Por lo que se puede saber, hay por lo menos cuatro militares señalados como responsables. Un oficial y tres soldados. Esto último plantea una cuestión vital para cuestiones legales: ¿Quién o quiénes son los responsables en un sistema militar? El asunto no es menor, pero cabe señalar que si un militar está obligado a obedecer órdenes a rajatabla, si no tiene elección, ¿Cómo puede ser culpable por obedecer órdenes?

Si los soldados obedecieron una orden superior y no podían hacer otra cosa, entonces la responsabilidad directa es de quien dio la orden. El soldado raso no debe ser condenado o castigado por esto. Sólo si la matanza se hubiera realizado en contra de órdenes expresas, deberían ser acusados. No sólo por los asesinatos, también por faltas a la disciplina militar.

El caso tendrá muchas repercusiones. Espero que entre estas se encuentre, no sólo una revisión de las leyes en relación a la intervención de las Fuerzas Armadas, también en el reconocimiento de la penetración del CO en las esferas de la autoridad.

Todo pasa por una realidad, México está sumido en un muladar de corrupción e impunidad. Los Ayuntamientos están bajo amenaza del hampa, muchos de ellos controlados por ésta.

Calderón fue incapaz de entender que la intervención de los militares sólo es una “solución” temporal, que había que entrarle al saneamiento de las estructuras políticas y de gobierno. Pero le tembló la mano, le faltó carácter, valor y capacidad.

Hoy, ante las llagas purulentas de Tlatlaya e Iguala, al gobierno de Peña no le queda más que atender a esta realidad.
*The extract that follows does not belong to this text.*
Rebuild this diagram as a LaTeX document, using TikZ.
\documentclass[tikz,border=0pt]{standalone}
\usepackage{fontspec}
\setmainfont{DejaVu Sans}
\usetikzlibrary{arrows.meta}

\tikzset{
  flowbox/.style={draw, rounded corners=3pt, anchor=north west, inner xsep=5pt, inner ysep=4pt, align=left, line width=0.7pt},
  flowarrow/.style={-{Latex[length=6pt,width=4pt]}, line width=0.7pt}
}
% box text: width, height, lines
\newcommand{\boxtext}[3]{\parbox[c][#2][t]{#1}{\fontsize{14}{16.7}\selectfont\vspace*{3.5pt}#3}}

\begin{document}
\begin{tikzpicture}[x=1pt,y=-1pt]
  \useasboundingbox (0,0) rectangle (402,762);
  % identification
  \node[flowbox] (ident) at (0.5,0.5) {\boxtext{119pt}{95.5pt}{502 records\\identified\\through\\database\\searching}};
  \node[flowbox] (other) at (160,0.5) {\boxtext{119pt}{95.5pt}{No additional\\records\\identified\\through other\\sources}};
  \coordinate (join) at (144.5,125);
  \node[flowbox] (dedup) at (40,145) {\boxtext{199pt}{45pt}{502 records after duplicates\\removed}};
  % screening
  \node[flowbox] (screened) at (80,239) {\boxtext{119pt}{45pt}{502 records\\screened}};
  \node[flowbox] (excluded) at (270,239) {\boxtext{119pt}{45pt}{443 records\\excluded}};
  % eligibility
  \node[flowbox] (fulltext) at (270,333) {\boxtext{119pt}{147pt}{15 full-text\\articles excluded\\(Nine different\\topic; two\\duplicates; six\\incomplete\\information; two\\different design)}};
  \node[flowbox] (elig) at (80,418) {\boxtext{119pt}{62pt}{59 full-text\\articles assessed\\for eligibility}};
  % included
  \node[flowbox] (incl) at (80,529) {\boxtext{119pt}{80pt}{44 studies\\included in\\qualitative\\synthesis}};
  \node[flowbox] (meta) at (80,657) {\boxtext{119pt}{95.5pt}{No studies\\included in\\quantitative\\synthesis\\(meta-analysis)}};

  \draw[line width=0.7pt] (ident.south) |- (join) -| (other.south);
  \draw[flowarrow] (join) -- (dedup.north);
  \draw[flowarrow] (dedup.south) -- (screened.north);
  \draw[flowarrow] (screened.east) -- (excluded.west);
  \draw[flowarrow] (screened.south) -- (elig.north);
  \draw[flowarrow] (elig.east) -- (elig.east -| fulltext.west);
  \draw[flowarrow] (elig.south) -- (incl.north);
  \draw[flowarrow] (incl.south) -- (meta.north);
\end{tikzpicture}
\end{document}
Estas tragedias, estas infamias, son consecuencia directa de decisiones erradas. Este país necesita, de forma ineludible, una revisión a fondo, honesta, del entramado institucional. Es impostergable.
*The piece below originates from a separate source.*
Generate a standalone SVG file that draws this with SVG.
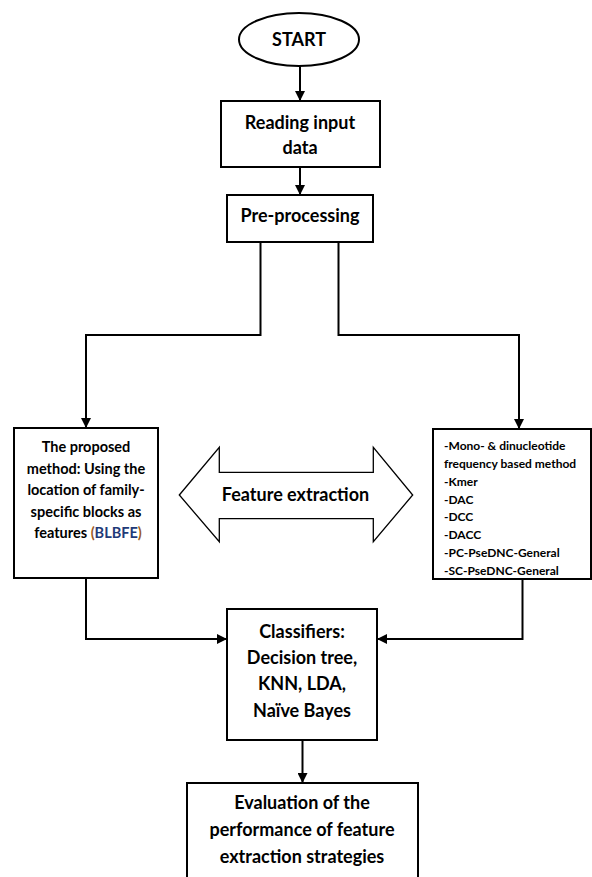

Al final, habrá que mirar y atender a lo señalado por el General Ángeles Dauahare: el combate al crimen organizado no es un asunto de armas, al enemigo se le ataca en sus debilidades, no en sus fortalezas. Se trata de un asunto policíaco, de inteligencia financiera, de combate a la impunidad y corrupción.

Como se han presentado las cosas, habrá que definir el papel de las Fuerzas Armadas en este trance. Todo apunta de que se trata de la última línea de defensa, del último Castillo.

Mientras tanto, esta “guerra” la estamos perdiendo los “buenos”.